At the present moment, to say that because the Jan Sangh, the Hindu Mahasabha and the Praja Parishad indulged in communal activities, therefore, such a thing happened, is not correct. Are Jan Sangh and the Hindu Mahashaba the whole of India? India consists of 36 crores of people. If Sheikh Abdullah was responsible before 30 lakhs of people, Pandit Jawaharlal Nehru and his government are responsible before 36 crores of people. Did not this Government of India endorse the activities of the Kashmir government unreservedly, when the movement was going on in Jammu? Did not Panditji say that it was a most mischievous and pernicious movement? Did he not say that if he would have been there as the Head of Administration he would have taken sterner measures against this mischievous and pernicious movement? Did not the Government of India and the Indian Parliament and the whole Congress back Sheikh Abdullah for five years? Is it not manufacturing an excuse now, for the realisation of some sinister objective, to say that the Jan Sangh and Praja Parishad did certain things and all these things happened, and therefore a volte-face.
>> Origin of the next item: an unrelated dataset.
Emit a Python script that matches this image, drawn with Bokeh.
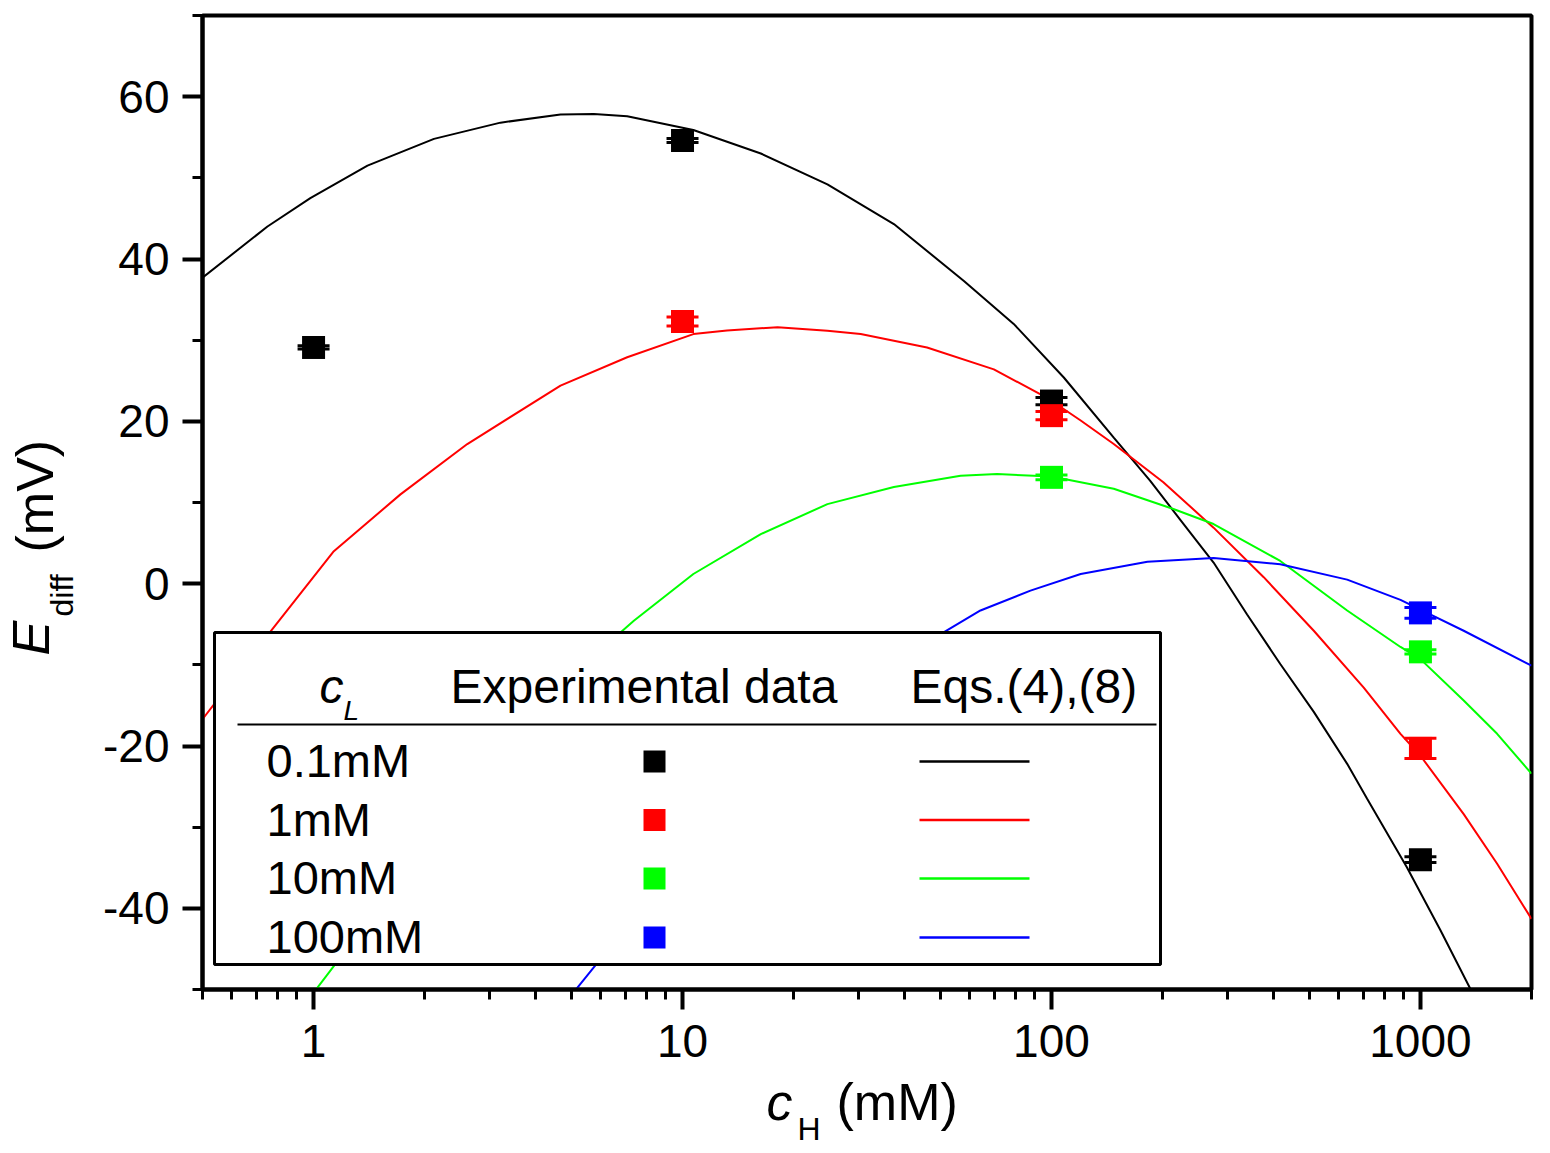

My friend Maulana Sahib said that a Commission of Enquiry should be appointed to enquire into the recent happenings in Kashmir. Maulana Sahib is the General Secretary of the National Conference. It is the National Conference government that is functioning in Kashmir. Why does he not ask his own government, his own party to do that? If at all there is any truth in the stories of atrocities. I feel that besides what is being said, many things must have happened because it was a tremendous upheaval--all the same the astounding things said in the Pakistan press and in the foreign press are only to cater to their own nefarious political ends. I think these are all mendacious inventions which deserve not even the dignity of a formal denial. The people of Kashmir want good government which was denied to them all these six years. On matters pertaining to the future political set-up of Kashmir, they have energetically expressed themselves in 1947, against odds, danger to life and religious appeal, while fighting Pakistan aggression.